Born in a Moroccan Jewish family, she completed her Social Communication degree at the Andrés Bello Catholic University. In 1982 she entered the Workshop of Poetry of the Rómulo Gallegos Center for Latin American Studies. In 1988 she was selected to participate in the Workshop "The Argument of Fiction" taught by Gabriel García Márquez at the School of Cinema located in San Antonio de los Baños, Cuba. After that, she traveled to Mexico invited by the Nobel Prize Academy to find the Gabriel García Márquez Cinematographic Bureau. Her literary work, as well as her scripts for cinema and television, have awarded her prizes and accolades at a local and international level.

== Published works ==
Her literary works have been published in diverse essays and anthologies in Europe, Latin America, and United States, among others.
- Carnet de Identidad (2023). LP5 Editora, Chile. Poetry
- Hermana pequeña. (2020). Editorial Ecelpsidra. Poetry
- Bruxa/Toledana. (2019). Editorial Kalathos, España.Poetry
- Muela/Molar. (2015). Tale.
- Mary Poppins y otros poemas (2015) Lugar Común Editores. Poetry
- La Dama Oscura (2014) Ediciones B./ Sudaquia Editores, N.Y. Novel
- Sábanas Negras (2013). Ediciones B. Novel
- Las Mujeres de Houdini (2012). Bruguera. Novel
- Poesía Re-Unida (2010). Bid and Co Editores. Poetry
- La virgen del baño turco y otros cuentos falaces (2008). Ediciones B. Tale
- Falsas apariencias (2004). Editorial Alfaguara.Tale
- La buena hora (2002). Monteávila Editores. Poetry
- Púrpura (1998). Editorial la Liebre Libre. Poetry
- Toledana (1992). Monteávila Editores Poetry
- Hermana pequeña (2020). Editorial Eclepsidra
- Carnet de identidad (2023). LP5 Editora, Chile. Poetry.
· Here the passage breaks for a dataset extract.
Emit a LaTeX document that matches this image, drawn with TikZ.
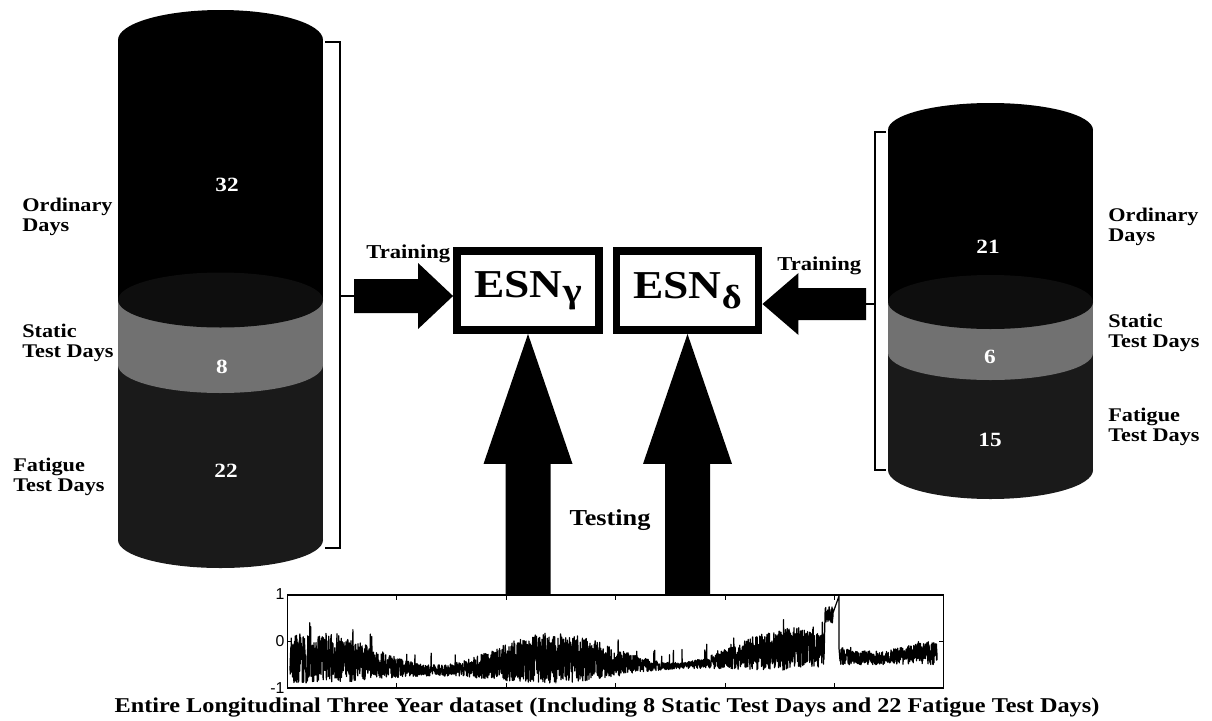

=== Scripts for cinema and TV ===
- Original script for the feature film "Oro Diablo". 2000.
- Co-Writer for the documentary film "The Lost Key". 2014.

=== Scripts for Theatre ===
- Ni un Pelo de Tontas. 2015
- La Reina y yo. 2015

== Prizes received ==
- First finalist, Fundarte Prize of Poetry, 1991.
- First finalist, José Antonio Pérez Bonalde International Prize of Poetry, 1996.
- Mention of Honour for the collection of poems La Buena Hora, Literary Biennial José Rafael Pocaterra, 1996.
- Winner, Annual Tales Contest of the newspaper El Nacional for the tale La Señora Hyde, 2000.